Here’s to pretty, simple birthdays…

Making cloth napkins

We have lots of July birthdays around here, and as we were gearing up for the July 4th party (the first of our July birthdays, as well as the country’s birthday!) I realized that our cloth napkins were looking pretty sad these days.

My mom had made us some for our wedding, but it occurred to me that that was almost 14 years ago! No wonder they look so crummy.  So, up to the sewing room I went.

I have saved over the years lots of samples of fabrics, and these are great sized swatches for napkins.  Some were on the small size, but some of us have little hands and cheeks, so that’s ok.

Here’s what I did:

1.  Cut rectangles of fabric of any size (100% cotton).

2.  Sit down with your serger.  Set your machine on the rolled hem setting.  With mine, a Bernette for Bernina home machine that I bought in 1994 and is still my favorite machine (better even than my industrial serger), this is only a few steps.  I do it with only 3 needles, so I take out the 4th, and change the tension, etc (check your manual).  If you have wooley nylon thread, that gives a great smooth hem, but I didn’t have enough, so I just used all purpose white serger thread.

3. Run the machine around all 4 sides!

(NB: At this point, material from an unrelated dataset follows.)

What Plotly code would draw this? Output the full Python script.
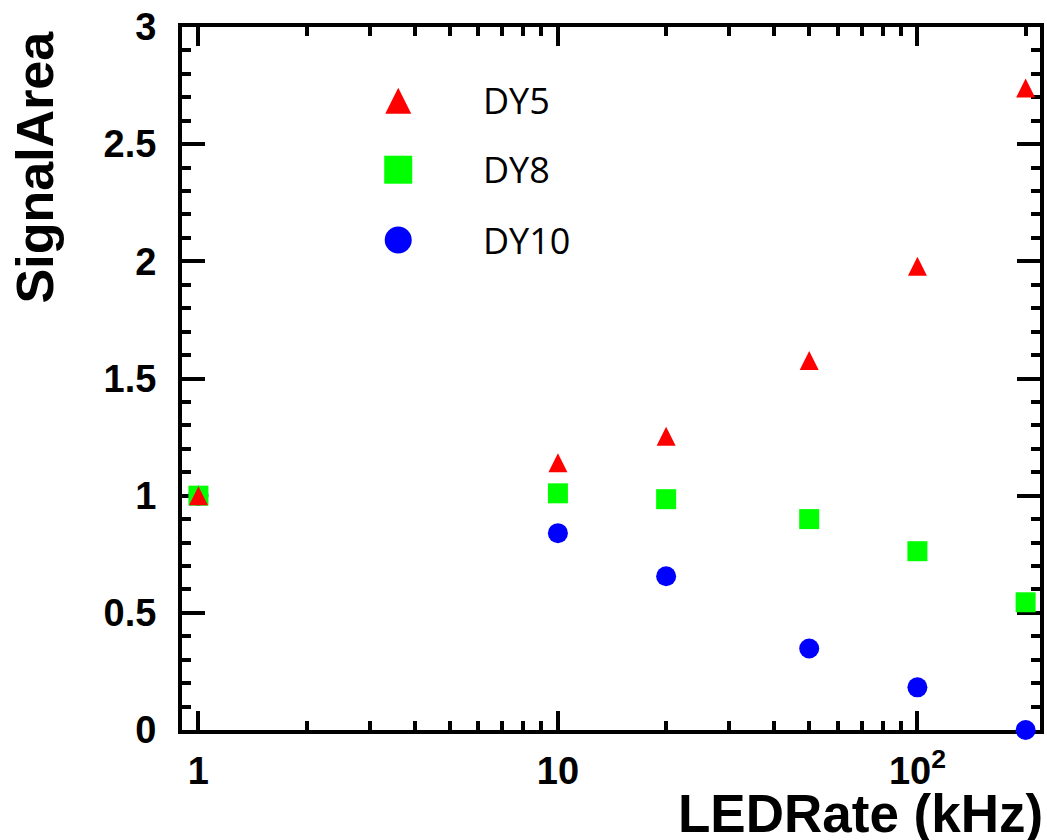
import plotly.graph_objects as go

# ---- data ----
led_rate_khz = [1, 10, 20, 50, 100, 200]
dy5 = [1.0, 1.14, 1.254, 1.577, 1.979, 2.74]
dy8 = [1.0, 1.01, 0.985, 0.90, 0.763, 0.545]
dy10 = [1.0, 0.84, 0.656, 0.348, 0.182, 0.0]

series_names = ["DY5", "DY8", "DY10"]
x_tick_vals = [1, 10, 100]
x_tick_text = ["1", "10", "10<sup>2</sup>"]
y_tick_vals = [0, 0.5, 1, 1.5, 2, 2.5, 3]
y_tick_text = ["0", "0.5", "1", "1.5", "2", "2.5", "3"]

RED = "#ff0000"
GREEN = "#00ff00"
BLUE = "#0000ff"
FONT = "Liberation Sans, Arial, Helvetica, sans-serif"

fig = go.Figure()

# draw order: circles, squares, triangles on top
fig.add_trace(go.Scatter(x=led_rate_khz, y=dy10, mode="markers", name="DY10",
                         marker=dict(symbol="circle", size=20, color=BLUE, line=dict(width=0)),
                         cliponaxis=False, showlegend=False))
fig.add_trace(go.Scatter(x=led_rate_khz, y=dy8, mode="markers", name="DY8",
                         marker=dict(symbol="square", size=20, color=GREEN, line=dict(width=0)),
                         cliponaxis=False, showlegend=False))
fig.add_trace(go.Scatter(x=led_rate_khz, y=dy5, mode="markers", name="DY5",
                         marker=dict(symbol="arrow-down", angle=180, size=19, standoff=9.5,
                                     color=RED, line=dict(width=0)),
                         cliponaxis=False, showlegend=False))

# ---- custom legend on an overlay axis (fractions of plot area) ----
leg_x = [0.252, 0.252, 0.252]
leg_y = [0.895, 0.797, 0.697]
leg_sym = ["arrow-down", "square", "circle"]
leg_angle = [180, 0, 0]
leg_col = [RED, GREEN, BLUE]
leg_size = [26, 28, 27]
leg_standoff = [13, 0, 0]
for i in range(3):
    fig.add_trace(go.Scatter(x=[leg_x[i]], y=[leg_y[i]], xaxis="x2", yaxis="y2", mode="markers",
                             marker=dict(symbol=leg_sym[i], angle=leg_angle[i], size=leg_size[i],
                                         color=leg_col[i], standoff=leg_standoff[i], line=dict(width=0)),
                             showlegend=False, hoverinfo="skip", cliponaxis=False))
    fig.add_annotation(x=0.348, y=leg_y[i], xref="paper", yref="paper", xanchor="left", yanchor="middle",
                       text=series_names[i], showarrow=False,
                       font=dict(family="Open Sans, Noto Sans, sans-serif", size=36, color="black"))

axis_common = dict(showline=True, linecolor="black", linewidth=4, mirror="allticks",
                   ticks="inside", tickcolor="black", tickwidth=3.5, showgrid=False,
                   zeroline=False, layer="below traces",
                   tickfont=dict(family=FONT, size=38, color="black", weight="bold"))

fig.update_layout(
    width=1047, height=840,
    margin=dict(l=182, r=3, t=27, b=110, pad=0),
    paper_bgcolor="white", plot_bgcolor="white",
    showlegend=False,
    xaxis=dict(type="log", range=[-0.0457, 2.341], tickvals=x_tick_vals, ticktext=x_tick_text,
               ticklen=19, ticklabelstandoff=4,
               minor=dict(tickvals=[m * d for d in (1, 10, 100) for m in range(2, 10) if m * d < 221],
                          ticks="inside", ticklen=9, tickwidth=3.5, tickcolor="black", showgrid=False),
               **axis_common),
    yaxis=dict(range=[0, 3], tickvals=y_tick_vals, ticktext=y_tick_text, ticklen=23,
               ticklabelstandoff=14,
               minor=dict(dtick=0.1, tick0=0, ticks="inside", ticklen=9, tickwidth=3.5,
                          tickcolor="black", showgrid=False),
               **axis_common),
    xaxis2=dict(overlaying="x", range=[0, 1], visible=False, anchor="y2"),
    yaxis2=dict(overlaying="y", range=[0, 1], visible=False, anchor="x2"),
)

# axis titles (ROOT-style, right/top aligned)
fig.add_annotation(x=1.006, y=-0.074, xref="paper", yref="paper", xanchor="right", yanchor="top",
                   text="<b>LEDRate (kHz)</b>", showarrow=False,
                   font=dict(family=FONT, size=53, color="black"))
fig.add_annotation(x=-0.208, y=0.998, xref="paper", yref="paper", xanchor="left", yanchor="top",
                   text="<b>SignalArea</b>", showarrow=False, textangle=-90,
                   font=dict(family=FONT, size=52, color="black"))

fig.write_html("out.html")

A little production trick I learned when I worked in a handbag workroom is to keep all the napkins attached as you hem – so sew one side, then put the next napkin on and sew that side, etc, until you have a whole train of napkins with one side serged, then turn the whole string and do it on the other side, etc. until all 4 sides are serged.  This just increases your speed a lot because you aren’t stopping and starting and clipping.

4.  Of course the girls wanted to help, so then I threw the whole mess across the room to Ryland, who cut the little thread tails off, then she threw them to Holt who folded them and Voila! 30 new cloth napkins.  Many colors, many sizes, lots less dead trees! Here’s some photos:

Holt laid them all out in a circle

Holt laid them all out in a circle

lots of colors

lots of colors

Here's my favorite picture - so summery

Here's my favorite picture - so summery

The whole project didn’t take much more than an hour, and now I can get rid of the grungy old napkins.

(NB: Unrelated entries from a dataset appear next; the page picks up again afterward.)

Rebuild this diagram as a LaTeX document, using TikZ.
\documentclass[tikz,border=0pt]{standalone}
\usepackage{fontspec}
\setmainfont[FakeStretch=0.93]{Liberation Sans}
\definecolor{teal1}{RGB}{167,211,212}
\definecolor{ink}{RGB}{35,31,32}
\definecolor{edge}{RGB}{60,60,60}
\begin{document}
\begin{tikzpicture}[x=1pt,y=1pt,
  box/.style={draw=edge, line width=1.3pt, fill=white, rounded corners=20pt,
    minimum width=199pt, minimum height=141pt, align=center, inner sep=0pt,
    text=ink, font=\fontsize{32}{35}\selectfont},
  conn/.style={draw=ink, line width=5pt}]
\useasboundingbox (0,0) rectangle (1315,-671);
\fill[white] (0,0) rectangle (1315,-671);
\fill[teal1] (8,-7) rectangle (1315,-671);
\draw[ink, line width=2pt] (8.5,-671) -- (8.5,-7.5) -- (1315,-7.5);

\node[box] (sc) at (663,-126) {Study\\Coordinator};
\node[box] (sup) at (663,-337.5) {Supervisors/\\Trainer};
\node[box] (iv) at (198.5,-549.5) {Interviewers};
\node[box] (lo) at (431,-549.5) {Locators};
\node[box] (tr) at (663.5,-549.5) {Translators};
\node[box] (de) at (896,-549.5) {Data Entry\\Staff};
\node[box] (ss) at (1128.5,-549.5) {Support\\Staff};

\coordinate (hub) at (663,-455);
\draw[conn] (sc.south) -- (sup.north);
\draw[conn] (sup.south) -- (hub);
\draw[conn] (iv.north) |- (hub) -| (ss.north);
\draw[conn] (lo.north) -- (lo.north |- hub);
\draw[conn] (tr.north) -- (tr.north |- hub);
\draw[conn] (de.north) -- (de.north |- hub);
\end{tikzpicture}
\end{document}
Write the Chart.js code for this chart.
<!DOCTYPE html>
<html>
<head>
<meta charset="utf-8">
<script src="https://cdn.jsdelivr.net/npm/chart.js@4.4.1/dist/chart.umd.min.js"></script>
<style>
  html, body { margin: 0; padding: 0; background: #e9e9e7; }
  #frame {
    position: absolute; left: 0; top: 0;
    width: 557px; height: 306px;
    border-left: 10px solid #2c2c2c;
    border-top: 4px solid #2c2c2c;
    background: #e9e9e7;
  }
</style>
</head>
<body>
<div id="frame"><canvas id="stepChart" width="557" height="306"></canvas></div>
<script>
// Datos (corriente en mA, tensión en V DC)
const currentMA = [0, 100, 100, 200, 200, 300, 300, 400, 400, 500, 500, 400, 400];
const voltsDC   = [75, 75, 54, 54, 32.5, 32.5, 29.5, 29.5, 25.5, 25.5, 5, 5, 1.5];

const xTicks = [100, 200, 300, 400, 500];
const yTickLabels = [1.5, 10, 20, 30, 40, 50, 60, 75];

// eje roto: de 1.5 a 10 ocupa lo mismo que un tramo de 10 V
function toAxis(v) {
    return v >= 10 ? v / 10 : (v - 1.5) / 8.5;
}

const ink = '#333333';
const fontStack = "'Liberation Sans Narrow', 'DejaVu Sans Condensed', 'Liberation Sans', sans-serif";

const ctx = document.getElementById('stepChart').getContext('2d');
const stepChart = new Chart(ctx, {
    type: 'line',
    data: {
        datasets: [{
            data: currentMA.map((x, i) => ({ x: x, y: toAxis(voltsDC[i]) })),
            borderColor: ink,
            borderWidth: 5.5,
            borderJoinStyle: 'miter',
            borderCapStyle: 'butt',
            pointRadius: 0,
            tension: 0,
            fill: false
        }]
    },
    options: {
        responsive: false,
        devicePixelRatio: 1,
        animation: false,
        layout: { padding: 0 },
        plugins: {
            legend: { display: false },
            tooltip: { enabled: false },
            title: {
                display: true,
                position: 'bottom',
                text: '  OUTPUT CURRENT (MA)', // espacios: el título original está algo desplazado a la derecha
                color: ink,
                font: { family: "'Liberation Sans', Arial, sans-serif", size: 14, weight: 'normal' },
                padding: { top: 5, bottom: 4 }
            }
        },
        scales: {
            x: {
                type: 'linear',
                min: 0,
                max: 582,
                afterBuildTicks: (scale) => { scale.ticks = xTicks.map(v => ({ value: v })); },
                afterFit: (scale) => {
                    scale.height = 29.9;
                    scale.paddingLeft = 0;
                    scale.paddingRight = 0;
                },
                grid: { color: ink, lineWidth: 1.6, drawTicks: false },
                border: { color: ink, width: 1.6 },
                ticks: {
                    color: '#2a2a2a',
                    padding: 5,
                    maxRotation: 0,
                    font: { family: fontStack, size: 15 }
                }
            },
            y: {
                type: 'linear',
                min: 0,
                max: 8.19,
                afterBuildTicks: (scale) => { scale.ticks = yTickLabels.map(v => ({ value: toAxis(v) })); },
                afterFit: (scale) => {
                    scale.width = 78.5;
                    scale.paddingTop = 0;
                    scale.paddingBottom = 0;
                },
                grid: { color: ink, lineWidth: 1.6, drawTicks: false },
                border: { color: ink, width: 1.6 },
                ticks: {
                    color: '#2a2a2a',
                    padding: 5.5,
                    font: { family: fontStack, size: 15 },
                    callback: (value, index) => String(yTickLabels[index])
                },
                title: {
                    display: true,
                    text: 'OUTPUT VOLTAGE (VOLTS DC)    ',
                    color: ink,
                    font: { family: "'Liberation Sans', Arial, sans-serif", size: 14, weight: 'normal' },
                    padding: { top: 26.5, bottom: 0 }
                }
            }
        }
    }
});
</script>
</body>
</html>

Go for it yourself! It’s a simple, green and rewarding project.

An (new) Old Washboard

Presumably I got the grammar wrong on that title, it looks wrong either way I type it (an? a?),  but that’s not the point of this post, so let’s look beyond my English frailties and move onto more exciting thoughts…

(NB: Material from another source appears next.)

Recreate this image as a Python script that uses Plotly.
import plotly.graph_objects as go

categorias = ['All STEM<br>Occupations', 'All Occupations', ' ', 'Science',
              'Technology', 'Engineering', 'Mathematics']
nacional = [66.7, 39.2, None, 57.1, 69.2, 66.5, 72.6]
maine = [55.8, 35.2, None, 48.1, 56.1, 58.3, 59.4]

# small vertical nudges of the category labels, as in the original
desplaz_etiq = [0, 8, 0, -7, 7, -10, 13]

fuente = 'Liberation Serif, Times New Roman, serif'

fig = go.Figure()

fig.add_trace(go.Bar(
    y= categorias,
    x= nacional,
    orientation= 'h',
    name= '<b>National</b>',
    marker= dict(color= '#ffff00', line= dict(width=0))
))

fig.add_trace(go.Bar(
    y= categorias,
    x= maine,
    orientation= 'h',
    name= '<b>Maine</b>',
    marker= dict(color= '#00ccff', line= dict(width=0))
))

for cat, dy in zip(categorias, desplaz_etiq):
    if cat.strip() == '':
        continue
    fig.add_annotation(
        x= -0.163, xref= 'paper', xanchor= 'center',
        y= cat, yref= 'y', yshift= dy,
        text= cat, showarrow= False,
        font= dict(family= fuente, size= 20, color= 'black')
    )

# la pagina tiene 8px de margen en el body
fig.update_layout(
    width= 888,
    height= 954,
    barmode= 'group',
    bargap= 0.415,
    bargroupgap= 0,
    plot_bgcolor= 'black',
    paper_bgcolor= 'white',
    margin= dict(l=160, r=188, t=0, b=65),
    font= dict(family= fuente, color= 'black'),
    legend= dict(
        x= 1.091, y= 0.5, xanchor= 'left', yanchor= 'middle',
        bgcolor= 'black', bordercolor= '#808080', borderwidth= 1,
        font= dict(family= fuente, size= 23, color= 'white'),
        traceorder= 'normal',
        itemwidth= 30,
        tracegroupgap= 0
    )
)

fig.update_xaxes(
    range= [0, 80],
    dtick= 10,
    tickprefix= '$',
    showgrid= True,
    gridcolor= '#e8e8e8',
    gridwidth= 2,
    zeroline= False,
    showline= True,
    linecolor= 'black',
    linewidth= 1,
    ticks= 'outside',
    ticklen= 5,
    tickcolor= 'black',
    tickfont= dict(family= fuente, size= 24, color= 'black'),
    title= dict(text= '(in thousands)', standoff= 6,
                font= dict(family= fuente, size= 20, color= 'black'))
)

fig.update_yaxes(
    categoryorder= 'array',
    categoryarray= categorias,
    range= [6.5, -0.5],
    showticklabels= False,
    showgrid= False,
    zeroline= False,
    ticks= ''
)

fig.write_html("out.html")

The other day we went out to some antique stores/ flea market type places in our town to look for kitchen chairs.  We’ve got loads of these places in our town, but my current favorite is Oddfellows, because the owners are so nice (and they have hired me in the past to recover old couch cushions – a pretty fun gig!).

(Ok, here is where I was going to give you a link to them, but I can’t find a website URL so I’ll just tell you that they are on 124 Swannanoa River Rd in Asheville. Big brick building, loads of fun stuff.)

Anyways… of all the fantastic bits of history in that place, this is what I could not leave there without:

a weathered old washboard, of course! HAD TO HAVE IT.

a weathered old washboard, of course! HAD TO HAVE IT.

Because not only is the wood super soft and smooth after all that scrubbing of dirties over the years, but:

Honestly! Who dipped their brush into this glorious paint and embellished such a utilitarian piece?

Honestly! Who dipped their brush into this glorious paint and embellished such a utilitarian piece?

That little bit of neon orange? Just perfect.  I look at it and see this image printed onto fabric over and over.  It’s worth a try, but no way will my efforts with screen printing ever look as good as this crooked old washboard.

I don’t know what I’ll do with it yet.  Declan honestly thought I’d be trading in my Whirlpool for this lovely, but I think I’ll just find a way to hang it in my studio for days when I need inspiration.